SAN DIEGO (Legal Newsline) - This week, a California federal court rejected a settlement in a class action brought over the marketing of homeopathic products, saying the proposed deal would have given class attorneys more than half a million dollars while class members would have been left with nothing.
Judge Cynthia Bashant, for the U.S. District Court for the Southern District of California, rejected the settlement in Allen v. Similasan. The underlying lawsuit alleges that Similasan, with an office in Colorado, falsely marketed its homeopathic products -- ear drops, eye drops and cough remedies -- as “naturally effective and safe” and violated Food and Drug Administration regulations, among other claims.
The rejected settlement purported to require Similasan to make label changes and maintain a website concerning homeopathic “dilution principles.” No unnamed class members would have received any compensation under the rejected agreement.
“The Court recognizes that this Settlement is the culmination of a hard-fought battle over four years resulting in extensive attorney hours and costs. The Court further recognizes that Plaintiffs were facing a Motion for Class Decertification and a Motion for Summary Judgment, and that Plaintiffs were aware of a recent spate of defense verdicts on similar claims relating to homeopathic products,” Bashant wrote in the 10-page order. “The Court understands that this case was settled on the eve of trial after parties and counsel fully understood the strengths and weaknesses of their case. And the Court concedes that the extensive experience of Plaintiffs’ counsel militates in favor of approving the Settlement.

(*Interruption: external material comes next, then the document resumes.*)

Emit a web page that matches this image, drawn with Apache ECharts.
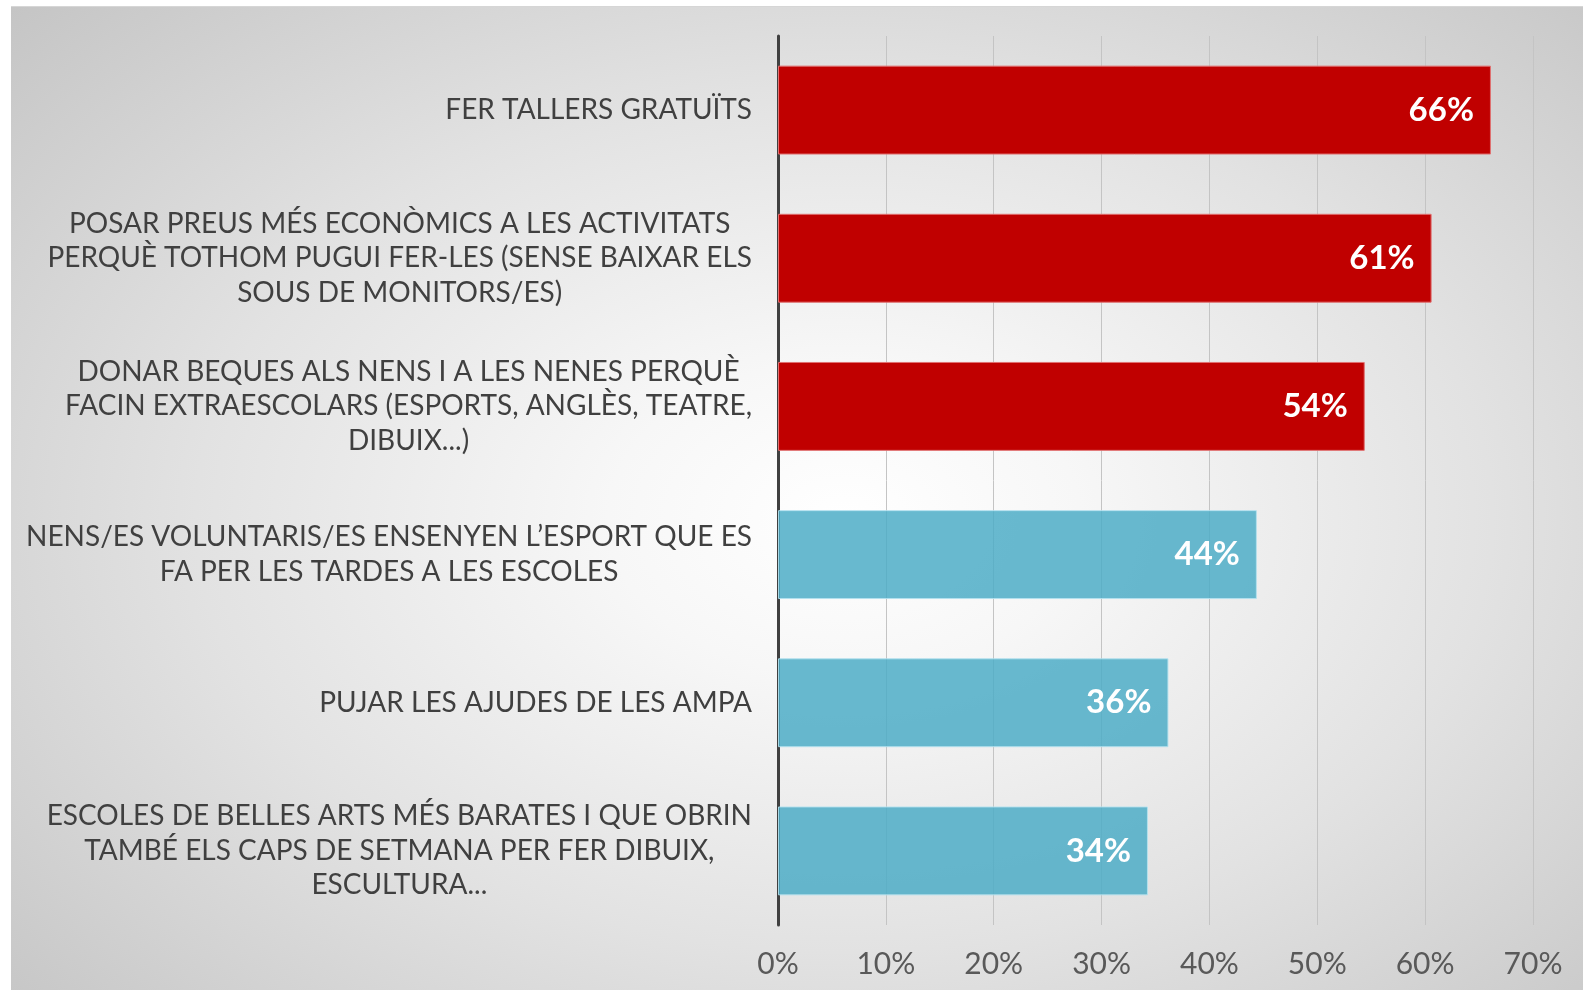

“However, when assessing the Settlement Agreement as a whole, the Court has several concerns.”
As pointed out by the attorneys general of Arizona, Arkansas, Louisiana, Michigan, Nebraska, Nevada, Texas and Wyoming in a July 28 brief filed with the federal court, urging the court to reject the settlement, only the named plaintiffs and their attorneys would get any money out of the deal.
“The named Plaintiffs will receive $2,500, well more than they spent on the offending products,” Bashant wrote. “Additionally, the proposed injunctive relief may only benefit a small number of the class members and instead seems to be more tailored to future purchasers.”
The judge noted that the court already has dismissed injunctive relief claims on behalf of the named plaintiffs, since it was “highly unlikely” they would buy the offending products in the future, given their allegations that the products were not and could not ever be effective.
“Ultimately, however, these factors are not what the Court finds dispositive,” Bashant wrote. “Attorneys may, after all receive fees and costs for obtaining injunctive relief using a lodestar method even if there is no financial recovery for the class.
“Although the Court has not thoroughly scrutinized the attorneys’ fees request in this case, the overall amount does not appear unreasonable given the amount of time and effort put into the litigation thus far.”
The judge said she recognized that one of the goals of the litigation was to force Similasan to change its labels and join other homeopathic drug manufacturers who had voluntarily agreed to include an FDA disclaimer on their labels.
But Bashant said what “tipped the balance” for the court and ultimately forced her to conclude the settlement is not fair are the broad release provisions in the settlement agreement.
“When the broad release provisions in this Settlement Agreement are coupled with a large broadening of the class description so that now a nationwide class of users is releasing its claims instead of a California-only class, it appears that this Settlement is crafted to provide protection to Similasan and not to benefit the unnamed Plaintiffs,” she wrote.
“As explained in the Opposition filed by the Attorneys General, ‘all class members are giving up all of their non-personal injury monetary claims against Defendant without receiving any compensation different from the public at large.’”
The court’s concerns about the release provision are compounded, Bashant said, by the limited notice provided to the class members in this case.
“Counsel provides no evidence of how many class members who had actually purchased a Similasan product are likely to have received notice,” the judge wrote. “The Court sincerely doubts that the vast majority of these class members know they are giving up rights by remaining in the class.”
The Competitive Enterprise Institute, a non-profit public policy organization, led the objection battle over the settlement.
CEI objected to the settlement on behalf of a class member on July 1, taking issue with the $545,00 payday for class attorneys and no compensation for class members.
“Only the defendant and the class attorneys would have benefited under the proposed settlement,” Ted Frank, director of CEI’s Center for Class Action Fairness, said in a statement. “That’s why we objected, and it’s why eight state AGs supported our objection.”
The federal court agreed with CEI’s objection that unnamed class members “would be better off opting out” of the rejected settlement because they would receive exactly the same alleged benefit either way.
The court denied both the settlement and the motion for attorneys’ fees.
Unless they appeal, the parties will resume preparation for trial in the underlying case.
“The parties might settle again,” Frank said, “but hopefully they will not again bargain away the rights of absent class members.”